Disfruto del dudoso privilegio de tener mi propio corresponsal en China: desde hace un par de años mi hija vive en Hangzhou, la ciudad “más elegante y suntuosa” del mundo antiguo, en opinión de Marco Polo.
Hoy en día es una modernísima urbe de 9 468 000 habitantes, y no está en cuarentena, aunque las personas deben permanecer en sus hogares.
Cuando recibimos noticias e imágenes respecto al nuevo coronavirus, lo primero que debemos entender es que reflejan el esfuerzo por contener la expansión de una forma de neumonía altamente contagiosa. En las populosas localidades chinas es muy fácil que se propague cualquier cosa con rapidez. Aun cuando el porcentaje de afectados sea mínimo, en un universo tan amplio esa ínfima porción se traduce en muchas personas. Así pues, las ciudades fantasmas que contemplamos no son lugares arrasados por una enfermedad: son la evidencia de una política de prevención masiva, inmediata y que los ciudadanos han acatado en bloque.
Cabe destacar la capacidad de respuesta de las autoridades, más admirable aun por el momento en que ha sobrevenido la crisis: el año nuevo lunar, que ocasiona unos tres mil millones de desplazamientos dentro de China. Este flujo de personas incrementaba el riesgo de que los portadores asintomáticos hubieran diseminado el virus por todo el país. Por añadidura, la festividad va asociada a las vacaciones colectivas de muchos funcionarios públicos. Sin embargo, reaccionaron con increíble rapidez. Un gesto tan simple como tomar la temperatura a cada viajero en todas las estaciones de autobuses y trenes del país, por ejemplo, supone distribuir con celeridad termómetros y mascarillas para los numerosísimos encargados de hacerlo. Y fueron capaces de hacerlo. Una viñeta publicada en Escocia ponderaba cómo han puesto en funcionamiento un hospital especializado en seis días, mientras que en Edimburgo hay un centro para niños que lleva cinco años en construcción.

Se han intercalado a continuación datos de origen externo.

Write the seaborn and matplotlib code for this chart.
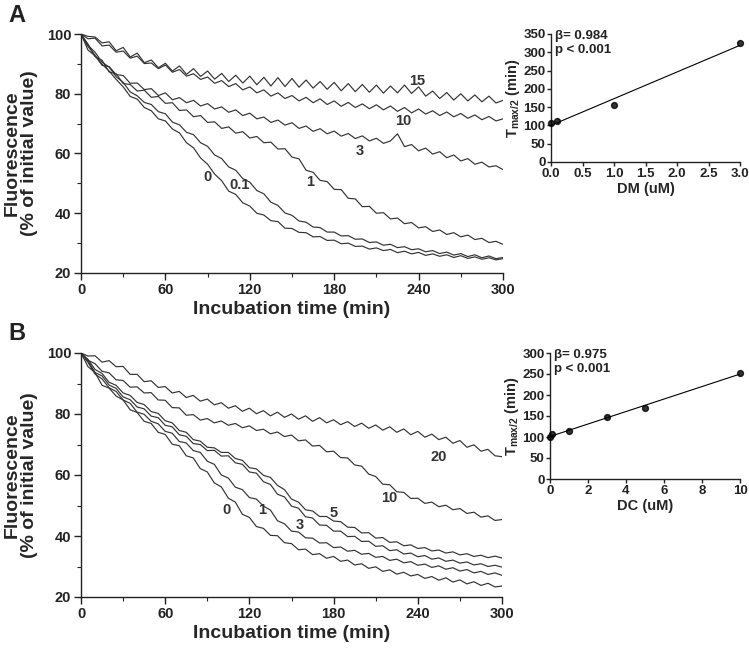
import matplotlib
matplotlib.use("Agg")
import matplotlib.pyplot as plt
from matplotlib.ticker import MultipleLocator, FormatStrFormatter
import numpy as np
import pandas as pd
import seaborn as sns

# ── Data ──────────────────────────────────────────────────────────────────────

TIME_MIN = np.arange(0, 301, 5)

# Panel A: fluorescence traces (% of initial value) for DM concentrations (uM)
DM_CONC = ["0", "0.1", "1", "3", "10", "15"]
A_0 = [100.0, 95.8, 92.9, 89.9, 87.6, 84.8, 82.3, 79.1, 78.2, 75.4,
       74.3, 71.6, 70.9, 68.2, 66.9, 63.6, 61.9, 58.5, 56.4, 53.1,
       50.9, 47.4, 46.3, 43.5, 42.4, 40.0, 39.4, 37.5, 37.2, 35.0,
       34.9, 33.6, 33.5, 32.1, 32.2, 30.9, 31.0, 29.8, 30.0, 28.9,
       29.0, 28.0, 28.4, 27.5, 27.9, 26.8, 27.3, 26.4, 26.9, 25.9,
       26.4, 25.6, 26.1, 25.2, 25.8, 24.9, 25.4, 24.6, 25.1, 24.4,
       24.8]
A_01 = [100.0, 96.2, 93.9, 90.6, 88.9, 85.7, 83.8, 80.6, 79.3, 77.1,
        76.4, 74.0, 73.3, 70.5, 69.6, 67.1, 66.3, 63.6, 62.4, 59.5,
        58.3, 55.5, 54.4, 51.6, 50.4, 47.6, 46.5, 43.7, 42.6, 40.1,
        39.3, 37.4, 37.0, 35.4, 35.2, 33.7, 33.7, 32.4, 32.5, 31.3,
        31.4, 30.2, 30.4, 29.3, 29.6, 28.5, 28.8, 27.8, 28.1, 27.1,
        27.5, 26.5, 27.0, 26.0, 26.5, 25.5, 26.1, 25.1, 25.7, 24.8,
        25.2]
A_1 = [100.0, 96.6, 92.4, 91.2, 87.3, 86.7, 83.4, 83.1, 80.9, 81.2,
       78.8, 79.1, 76.8, 77.0, 74.4, 74.6, 72.3, 72.7, 70.4, 70.6,
       68.4, 68.9, 66.8, 67.3, 65.2, 65.7, 63.6, 63.8, 61.5, 61.6,
       58.8, 58.2, 54.4, 53.7, 51.0, 50.6, 48.0, 47.9, 45.0, 44.8,
       42.2, 42.3, 40.0, 40.2, 38.1, 38.4, 36.5, 36.9, 35.1, 35.5,
       33.9, 34.4, 32.9, 33.5, 32.1, 32.7, 31.2, 31.6, 30.2, 30.6,
       29.6]
A_3 = [100.0, 94.6, 92.7, 89.5, 89.1, 86.4, 86.1, 83.5, 83.6, 81.4,
       81.7, 79.4, 80.3, 78.0, 78.7, 77.0, 77.8, 75.9, 76.7, 74.9,
       75.6, 73.8, 74.6, 72.7, 73.5, 71.6, 72.2, 70.4, 71.2, 69.5,
       70.3, 68.4, 69.2, 67.4, 68.3, 66.6, 67.5, 65.8, 66.7, 65.0,
       65.9, 64.2, 65.1, 63.4, 64.2, 66.6, 62.3, 63.0, 60.9, 61.8,
       59.8, 60.6, 58.6, 59.5, 57.5, 58.3, 56.4, 57.1, 55.5, 55.9,
       54.6]
A_10 = [100.0, 98.4, 98.6, 96.0, 96.3, 93.9, 94.3, 91.9, 92.6, 90.1,
        90.3, 88.4, 89.6, 87.2, 88.1, 85.9, 86.7, 84.8, 85.6, 83.5,
        84.4, 82.4, 83.4, 81.3, 82.3, 80.3, 81.3, 79.2, 80.3, 78.4,
        79.4, 77.6, 78.8, 77.0, 78.3, 76.4, 77.6, 75.8, 77.1, 75.4,
        76.6, 75.0, 76.3, 74.6, 75.9, 74.1, 75.4, 73.6, 74.9, 73.2,
        74.3, 72.7, 73.9, 72.3, 73.4, 71.8, 72.9, 71.3, 72.4, 70.9,
        71.6]
A_15 = [100.0, 99.2, 99.0, 97.0, 97.4, 94.4, 95.5, 92.3, 93.6, 90.4,
        91.3, 88.7, 90.2, 87.6, 89.3, 86.5, 88.4, 85.8, 87.6, 84.9,
        86.8, 84.1, 86.2, 83.6, 85.9, 83.0, 85.5, 82.6, 85.4, 82.4,
        85.1, 82.2, 84.6, 81.9, 84.1, 81.5, 83.8, 81.0, 83.4, 80.7,
        83.1, 80.5, 82.9, 80.2, 82.6, 80.3, 82.9, 80.1, 82.3, 79.2,
        80.9, 78.4, 80.4, 77.9, 80.0, 77.6, 79.6, 77.3, 79.2, 76.9,
        77.8]
DM_TRACES = [A_0, A_01, A_1, A_3, A_10, A_15]

# Panel A inset: Tmax/2 vs DM
DM_UM = [0.0, 0.1, 1.0, 3.0]
DM_TMAX = [108, 112, 155, 325]

# Panel B: fluorescence traces for DC concentrations (uM)
DC_CONC = ["0", "1", "3", "5", "10", "20"]
B_0 = [100.0, 95.5, 93.6, 89.4, 88.5, 85.9, 84.6, 81.4, 80.5, 77.6,
       76.9, 74.0, 73.3, 70.1, 69.6, 66.3, 65.6, 62.1, 61.0, 57.4,
       56.1, 52.4, 51.1, 47.1, 46.1, 43.1, 42.5, 40.2, 40.1, 37.8,
       37.5, 35.5, 35.7, 33.9, 34.2, 32.7, 33.3, 31.7, 32.1, 30.5,
       30.9, 29.4, 29.9, 28.4, 28.9, 27.5, 28.1, 26.9, 27.4, 26.1,
       26.7, 25.5, 26.3, 24.9, 25.6, 24.3, 25.0, 23.8, 24.5, 23.3,
       23.6]
B_1 = [100.0, 96.9, 93.1, 91.5, 88.6, 87.4, 84.6, 83.5, 80.6, 79.9,
       77.6, 76.8, 74.3, 73.7, 71.0, 70.5, 68.0, 67.4, 64.5, 63.5,
       60.0, 59.0, 56.0, 55.2, 52.6, 52.1, 49.8, 48.5, 45.0, 44.0,
       41.6, 41.3, 39.4, 39.3, 37.7, 37.8, 36.2, 36.4, 35.0, 35.3,
       34.0, 34.3, 33.0, 33.3, 32.0, 32.4, 31.2, 31.6, 30.4, 30.8,
       29.7, 30.2, 29.1, 29.6, 28.5, 29.0, 27.9, 28.4, 27.4, 27.9,
       27.1]
B_3 = [100.0, 97.4, 93.6, 92.5, 89.5, 88.4, 85.6, 84.7, 82.3, 81.7,
       79.3, 78.8, 76.3, 75.8, 73.2, 72.7, 70.3, 70.0, 68.0, 68.1,
       66.2, 66.3, 64.0, 63.5, 61.0, 60.6, 57.8, 56.9, 53.7, 52.8,
       49.8, 49.1, 46.3, 45.9, 43.6, 43.5, 41.6, 41.6, 39.8, 39.9,
       38.2, 38.3, 36.6, 36.8, 35.2, 35.5, 34.1, 34.4, 33.2, 33.6,
       32.4, 32.8, 31.7, 32.1, 31.1, 31.5, 30.5, 30.9, 30.0, 30.4,
       29.8]
B_5 = [100.0, 97.9, 94.6, 93.3, 90.4, 89.4, 86.9, 86.1, 83.8, 83.1,
       80.8, 80.2, 77.8, 77.1, 74.6, 74.0, 71.6, 71.1, 69.1, 68.9,
       67.4, 67.4, 65.4, 64.8, 62.4, 62.0, 59.9, 59.2, 56.6, 55.2,
       52.1, 51.1, 48.6, 48.2, 46.4, 46.4, 44.9, 44.7, 42.9, 42.8,
       41.0, 41.1, 39.3, 39.5, 37.9, 38.1, 36.8, 37.1, 35.9, 36.2,
       35.1, 35.4, 34.4, 34.8, 33.8, 34.2, 33.3, 33.7, 32.9, 33.4,
       32.8]
B_10 = [100.0, 97.6, 96.5, 94.0, 93.5, 91.2, 91.0, 88.8, 88.9, 86.9,
        87.0, 84.6, 84.5, 82.1, 82.0, 79.6, 79.8, 78.0, 78.5, 77.1,
        77.7, 76.3, 76.9, 75.5, 76.1, 74.6, 75.0, 73.5, 74.1, 72.6,
        73.1, 71.2, 71.5, 69.5, 69.7, 67.6, 67.8, 65.7, 65.6, 63.3,
        62.9, 60.3, 59.5, 57.0, 56.8, 54.5, 54.3, 52.3, 52.4, 50.7,
        51.1, 49.6, 50.1, 48.6, 49.0, 47.4, 47.8, 46.2, 46.6, 45.1,
        45.4]
B_20 = [100.0, 99.0, 99.1, 97.0, 97.5, 95.5, 95.6, 93.0, 93.0, 90.6,
        90.9, 88.7, 89.0, 86.9, 87.4, 85.4, 86.1, 84.2, 84.9, 83.0,
        83.7, 81.9, 82.7, 80.9, 81.9, 80.1, 81.1, 79.4, 80.6, 78.9,
        80.0, 78.3, 79.4, 77.6, 78.8, 77.1, 78.1, 76.5, 77.5, 75.9,
        77.0, 75.3, 76.4, 74.7, 75.8, 74.0, 75.1, 73.2, 74.3, 72.4,
        73.4, 71.6, 72.4, 70.4, 71.3, 69.1, 69.9, 67.8, 68.4, 66.3,
        66.0]
DC_TRACES = [B_0, B_1, B_3, B_5, B_10, B_20]

# Panel B inset: Tmax/2 vs DC
DC_UM = [0.0, 0.1, 1.0, 3.0, 5.0, 10.0]
DC_TMAX = [100, 106, 115, 148, 170, 252]

# ── Style ─────────────────────────────────────────────────────────────────────

sns.set_style("ticks")
plt.rcParams["font.family"] = ["Liberation Sans", "DejaVu Sans"]
plt.rcParams["font.weight"] = "bold"
plt.rcParams["axes.labelweight"] = "bold"
plt.rcParams["mathtext.fontset"] = "custom"
plt.rcParams["mathtext.rm"] = "Liberation Sans:bold"
plt.rcParams["mathtext.bf"] = "Liberation Sans:bold"
plt.rcParams["axes.linewidth"] = 1.0
plt.rcParams["axes.edgecolor"] = "#222222"
plt.rcParams["xtick.color"] = "#222222"
plt.rcParams["ytick.color"] = "#222222"
plt.rcParams["text.color"] = "#222222"

TRACE_COLOR = "#333333"

fig = plt.figure(figsize=(7.49, 6.48), dpi=100)


def traces_frame(traces, concs):
    rows = []
    for conc, vals in zip(concs, traces):
        rows.append(pd.DataFrame({"time": TIME_MIN, "fluor": vals, "conc": conc}))
    return pd.concat(rows, ignore_index=True)


def draw_main(ax, traces, concs, labels):
    df = traces_frame(traces, concs)
    sns.lineplot(data=df, x="time", y="fluor", units="conc", estimator=None,
                 color=TRACE_COLOR, linewidth=0.85, ax=ax, legend=False)
    ax.set_xlim(0, 300)
    ax.set_ylim(20, 100)
    ax.set_xticks([0, 60, 120, 180, 240, 300])
    ax.set_yticks([20, 40, 60, 80, 100])
    ax.xaxis.set_minor_locator(MultipleLocator(30))
    ax.yaxis.set_minor_locator(MultipleLocator(10))
    ax.tick_params(which="major", length=5, width=1.0, labelsize=10.5, pad=2)
    ax.tick_params(which="minor", length=3, width=0.8)
    ax.set_xlabel("Incubation time (min)", fontsize=14, labelpad=3)
    ax.set_ylabel("Fluorescence\n(% of initial value)", fontsize=14,
                  labelpad=6, linespacing=1.05)
    sns.despine(ax=ax)
    # concentration tags next to each trace
    for text, (x, y) in labels.items():
        ax.text(x, y, text, fontsize=10.5, fontweight="bold", color="#333333",
                ha="center", va="center")


def draw_inset(ax, x, y, xlabel, xmax, xstep, ymax, beta):
    sns.regplot(x=x, y=y, ci=None, color="black", ax=ax, truncate=True,
                scatter_kws={"s": 18, "clip_on": False, "zorder": 3},
                line_kws={"linewidth": 0.8})
    ax.set_xlim(0, xmax)
    ax.set_ylim(0, ymax)
    ax.xaxis.set_major_locator(MultipleLocator(xstep))
    ax.yaxis.set_major_locator(MultipleLocator(50))
    if xstep < 1:
        ax.xaxis.set_major_formatter(FormatStrFormatter("%.1f"))
    ax.tick_params(length=3, width=1.0, labelsize=9.5, pad=1)
    ax.set_xlabel(xlabel, fontsize=10.5, labelpad=2)
    ax.set_ylabel(r"T$_{\mathrm{max/2}}$ (min)", fontsize=10.5, labelpad=1)
    sns.despine(ax=ax)
    ax.text(0.02, 1.03, f"\u03b2= {beta}\np < 0.001", transform=ax.transAxes,
            fontsize=9.5, fontweight="bold", va="top", ha="left",
            linespacing=1.15)


W, H = 749.0, 648.0

ax_a = fig.add_axes([81 / W, 1 - 273 / H, 422 / W, 239 / H])
draw_main(ax_a, DM_TRACES, DM_CONC,
          {"15": (239, 84.3), "10": (229, 70.8), "3": (198, 61.0),
           "1": (163, 50.5), "0.1": (113, 49.5), "0": (90, 52.0)})

ax_b = fig.add_axes([81 / W, 1 - 597 / H, 421 / W, 244 / H])
draw_main(ax_b, DC_TRACES, DC_CONC,
          {"20": (255, 66.0), "10": (220, 52.5), "5": (180, 47.5),
           "3": (156, 43.5), "1": (129, 48.5), "0": (104, 48.5)})

ax_ai = fig.add_axes([551 / W, 1 - 162 / H, 189 / W, 128 / H])
draw_inset(ax_ai, DM_UM, DM_TMAX, "DM (uM)", 3.0, 0.5, 350, "0.984")

ax_bi = fig.add_axes([550 / W, 1 - 479 / H, 190 / W, 126 / H])
draw_inset(ax_bi, DC_UM, DC_TMAX, "DC (uM)", 10, 2, 300, "0.975")

fig.text(8 / W, 1 - 22 / H, "A", fontsize=17, fontweight="bold", va="baseline")
fig.text(8 / W, 1 - 340 / H, "B", fontsize=17, fontweight="bold", va="baseline")

fig.savefig("out.png", dpi=100)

Es oportuno poner en luz los vestigios de xenofobia y eurocentrismo que prevalecen en la lectura de la situación: denuncian un creciente rechazo hacia los chinos, independientemente de que hayan estado expuestos o no al virus. Parece que fueran ellos, en su identidad racial, los causantes del problema, cuando en realidad han sido las primeras víctimas del proceso.
La epidemia se desprendió de un mercado en Wuhan en el que se venden, a veces de manera ilegal, especímenes de animales salvajes. Se ha demonizado a los chinos por consumir estos productos, porque los occidentales no lo hacemos. ¿No sería una situación análoga a la de las vacas locas en los noventa? ¿No estamos expuestos a contraer diversos males al ingerir algo tan inocente como una lechuga, por ejemplo? Tampoco el problema de la higiene va a asociado a un grupo humano específico.
Puedo dar fe de la generosidad y la delicadeza del pueblo chino, así como de su profunda unión y su capacidad de cuidarse unos a otros. Azotados una vez más por la tragedia, aguardan confinados en sus hogares, tan asustados como estaría cualquiera de nosotros, sintiendo cómo la amenaza se cierne con mayor proximidad sobre ellos. Vidas en suspenso, incertidumbre. La cápsula espacial o el submarino. Nos referimos en chiste al “síndrome de la cabaña”, tras haber descubierto su existencia en la película El resplandor, y se asocia a La caza del carnero salvaje de Murakami o a la Frozen de Disney. Pero apenas podemos imaginar cuán duro es el aislamiento.
Confiemos en que todo pase, lo más rápido posible, Mientras tanto, solo podemos corear, como lo hicieron sus pobladores en las ventanas para darse aliento unos a otros: Wuhan jiayou; ¡ánimo Wuhan!